::: Information supplied :::

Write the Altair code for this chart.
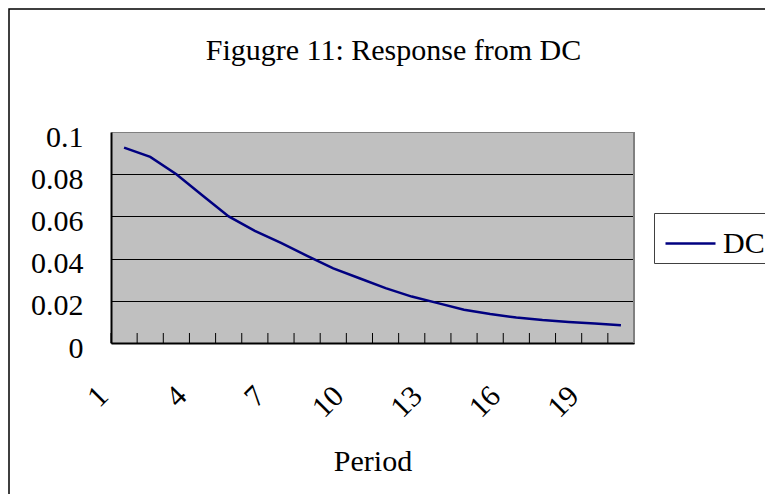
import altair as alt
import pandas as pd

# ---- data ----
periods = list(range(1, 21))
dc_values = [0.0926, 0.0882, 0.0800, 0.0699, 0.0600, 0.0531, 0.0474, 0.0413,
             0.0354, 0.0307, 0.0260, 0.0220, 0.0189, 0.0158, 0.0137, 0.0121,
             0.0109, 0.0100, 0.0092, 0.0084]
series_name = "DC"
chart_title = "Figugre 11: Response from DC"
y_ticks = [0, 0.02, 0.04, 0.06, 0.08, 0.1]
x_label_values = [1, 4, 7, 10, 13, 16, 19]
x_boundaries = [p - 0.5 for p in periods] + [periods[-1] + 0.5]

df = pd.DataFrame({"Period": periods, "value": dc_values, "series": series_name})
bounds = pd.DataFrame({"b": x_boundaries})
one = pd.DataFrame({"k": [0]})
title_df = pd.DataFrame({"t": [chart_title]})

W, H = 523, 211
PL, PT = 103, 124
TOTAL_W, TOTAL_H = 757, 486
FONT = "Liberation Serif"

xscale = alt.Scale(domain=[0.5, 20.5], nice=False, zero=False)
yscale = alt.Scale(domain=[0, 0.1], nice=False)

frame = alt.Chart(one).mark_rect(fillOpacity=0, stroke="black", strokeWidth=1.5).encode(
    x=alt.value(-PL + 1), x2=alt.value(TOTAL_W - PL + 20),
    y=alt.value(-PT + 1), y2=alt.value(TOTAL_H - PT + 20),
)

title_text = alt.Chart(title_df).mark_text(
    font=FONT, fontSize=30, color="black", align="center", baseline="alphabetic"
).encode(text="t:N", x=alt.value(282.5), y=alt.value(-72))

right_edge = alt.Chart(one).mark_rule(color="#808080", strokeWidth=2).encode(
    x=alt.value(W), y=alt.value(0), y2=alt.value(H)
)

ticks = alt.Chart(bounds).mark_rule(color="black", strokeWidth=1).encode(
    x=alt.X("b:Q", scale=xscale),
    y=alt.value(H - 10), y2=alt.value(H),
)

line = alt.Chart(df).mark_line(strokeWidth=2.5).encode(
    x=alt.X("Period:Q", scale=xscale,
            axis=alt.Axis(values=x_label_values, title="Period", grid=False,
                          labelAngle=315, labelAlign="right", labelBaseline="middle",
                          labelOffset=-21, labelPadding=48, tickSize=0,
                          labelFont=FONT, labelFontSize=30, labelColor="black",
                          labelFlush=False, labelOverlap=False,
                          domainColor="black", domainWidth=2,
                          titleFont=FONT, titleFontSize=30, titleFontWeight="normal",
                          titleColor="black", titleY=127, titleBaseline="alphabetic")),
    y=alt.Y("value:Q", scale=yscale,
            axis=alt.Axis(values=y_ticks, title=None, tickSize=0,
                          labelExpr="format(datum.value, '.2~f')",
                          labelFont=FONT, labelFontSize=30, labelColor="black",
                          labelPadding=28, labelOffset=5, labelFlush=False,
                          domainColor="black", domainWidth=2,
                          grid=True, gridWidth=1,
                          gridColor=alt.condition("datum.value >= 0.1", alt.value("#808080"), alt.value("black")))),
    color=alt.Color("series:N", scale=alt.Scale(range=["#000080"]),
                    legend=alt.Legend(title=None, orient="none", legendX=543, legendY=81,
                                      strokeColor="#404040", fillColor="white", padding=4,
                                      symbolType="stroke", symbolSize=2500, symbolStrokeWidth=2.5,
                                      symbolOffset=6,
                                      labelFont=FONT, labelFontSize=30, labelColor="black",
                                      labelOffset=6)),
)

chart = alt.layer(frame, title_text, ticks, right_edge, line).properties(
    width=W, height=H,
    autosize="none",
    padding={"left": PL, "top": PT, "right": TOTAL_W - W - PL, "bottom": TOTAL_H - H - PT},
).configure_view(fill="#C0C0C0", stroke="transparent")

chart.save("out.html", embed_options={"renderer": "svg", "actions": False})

:::

Reproduce every line of the material precisely, omitting its pictures.

Task response:
Write the Altair code for this chart.
import altair as alt
import pandas as pd

# ---- data ----
periods = list(range(1, 21))
dc_values = [0.0926, 0.0882, 0.0800, 0.0699, 0.0600, 0.0531, 0.0474, 0.0413,
             0.0354, 0.0307, 0.0260, 0.0220, 0.0189, 0.0158, 0.0137, 0.0121,
             0.0109, 0.0100, 0.0092, 0.0084]
series_name = "DC"
chart_title = "Figugre 11: Response from DC"
y_ticks = [0, 0.02, 0.04, 0.06, 0.08, 0.1]
x_label_values = [1, 4, 7, 10, 13, 16, 19]
x_boundaries = [p - 0.5 for p in periods] + [periods[-1] + 0.5]

df = pd.DataFrame({"Period": periods, "value": dc_values, "series": series_name})
bounds = pd.DataFrame({"b": x_boundaries})
one = pd.DataFrame({"k": [0]})
title_df = pd.DataFrame({"t": [chart_title]})

W, H = 523, 211
PL, PT = 103, 124
TOTAL_W, TOTAL_H = 757, 486
FONT = "Liberation Serif"

xscale = alt.Scale(domain=[0.5, 20.5], nice=False, zero=False)
yscale = alt.Scale(domain=[0, 0.1], nice=False)

frame = alt.Chart(one).mark_rect(fillOpacity=0, stroke="black", strokeWidth=1.5).encode(
    x=alt.value(-PL + 1), x2=alt.value(TOTAL_W - PL + 20),
    y=alt.value(-PT + 1), y2=alt.value(TOTAL_H - PT + 20),
)

title_text = alt.Chart(title_df).mark_text(
    font=FONT, fontSize=30, color="black", align="center", baseline="alphabetic"
).encode(text="t:N", x=alt.value(282.5), y=alt.value(-72))

right_edge = alt.Chart(one).mark_rule(color="#808080", strokeWidth=2).encode(
    x=alt.value(W), y=alt.value(0), y2=alt.value(H)
)

ticks = alt.Chart(bounds).mark_rule(color="black", strokeWidth=1).encode(
    x=alt.X("b:Q", scale=xscale),
    y=alt.value(H - 10), y2=alt.value(H),
)

line = alt.Chart(df).mark_line(strokeWidth=2.5).encode(
    x=alt.X("Period:Q", scale=xscale,
            axis=alt.Axis(values=x_label_values, title="Period", grid=False,
                          labelAngle=315, labelAlign="right", labelBaseline="middle",
                          labelOffset=-21, labelPadding=48, tickSize=0,
                          labelFont=FONT, labelFontSize=30, labelColor="black",
                          labelFlush=False, labelOverlap=False,
                          domainColor="black", domainWidth=2,
                          titleFont=FONT, titleFontSize=30, titleFontWeight="normal",
                          titleColor="black", titleY=127, titleBaseline="alphabetic")),
    y=alt.Y("value:Q", scale=yscale,
            axis=alt.Axis(values=y_ticks, title=None, tickSize=0,
                          labelExpr="format(datum.value, '.2~f')",
                          labelFont=FONT, labelFontSize=30, labelColor="black",
                          labelPadding=28, labelOffset=5, labelFlush=False,
                          domainColor="black", domainWidth=2,
                          grid=True, gridWidth=1,
                          gridColor=alt.condition("datum.value >= 0.1", alt.value("#808080"), alt.value("black")))),
    color=alt.Color("series:N", scale=alt.Scale(range=["#000080"]),
                    legend=alt.Legend(title=None, orient="none", legendX=543, legendY=81,
                                      strokeColor="#404040", fillColor="white", padding=4,
                                      symbolType="stroke", symbolSize=2500, symbolStrokeWidth=2.5,
                                      symbolOffset=6,
                                      labelFont=FONT, labelFontSize=30, labelColor="black",
                                      labelOffset=6)),
)

chart = alt.layer(frame, title_text, ticks, right_edge, line).properties(
    width=W, height=H,
    autosize="none",
    padding={"left": PL, "top": PT, "right": TOTAL_W - W - PL, "bottom": TOTAL_H - H - PT},
).configure_view(fill="#C0C0C0", stroke="transparent")

chart.save("out.html", embed_options={"renderer": "svg", "actions": False})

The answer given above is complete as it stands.